Franchises are accessible to many backgrounds

Another reason franchises are becoming popular is accessibility. You don’t need a tech background, a unique idea, or years of business experience.

Many franchise owners come from corporate jobs, sales roles, small trading businesses, or family enterprises. The learning curve is shorter, which lowers the fear of failure.

Not every franchise is low-risk

It’s important to be realistic. Not all franchises are safe bets.

Some brands oversell potential. Others lack strong unit economics. Risk-averse entrepreneurs still need to do proper homework.

Before investing, they should carefully examine:

  • Unit-level profitability
  • Quality of franchisor support
  • Local market demand
  • Hidden costs
  • Exit options

A franchise reduces risk only when chosen carefully.

Why this trend is likely to continue

Looking ahead, franchise businesses are likely to attract even more interest in India.

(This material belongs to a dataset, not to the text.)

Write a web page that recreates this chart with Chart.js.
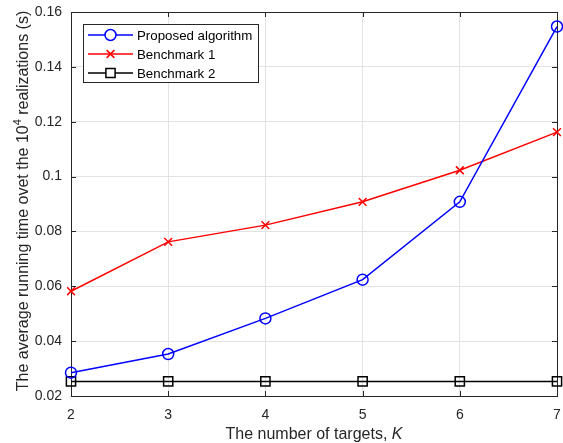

Consumption is growing, organised retail is expanding, and more people are considering entrepreneurship later in life.

In uncertain times, structured and predictable business models naturally become more attractive.

Final thoughts

Franchising is not a shortcut to success. It still requires effort, discipline, and involvement. But for risk-averse entrepreneurs in India, it offers something extremely valuable — clarity.

Clear costs. Clear processes. Clear expectations.

That clarity is exactly why franchising is no longer seen as a compromise, but as a smart and strategic choice.

FAQs

Are franchise businesses safer than startups?

They usually involve lower uncertainty because the model is proven, but success still depends on execution and location.

Is franchising suitable for first-time entrepreneurs?

Yes. Many franchise models are designed for beginners and offer training and ongoing support.

Do franchises guarantee profits?

No business guarantees profits. Franchises reduce risk, but they do not eliminate it.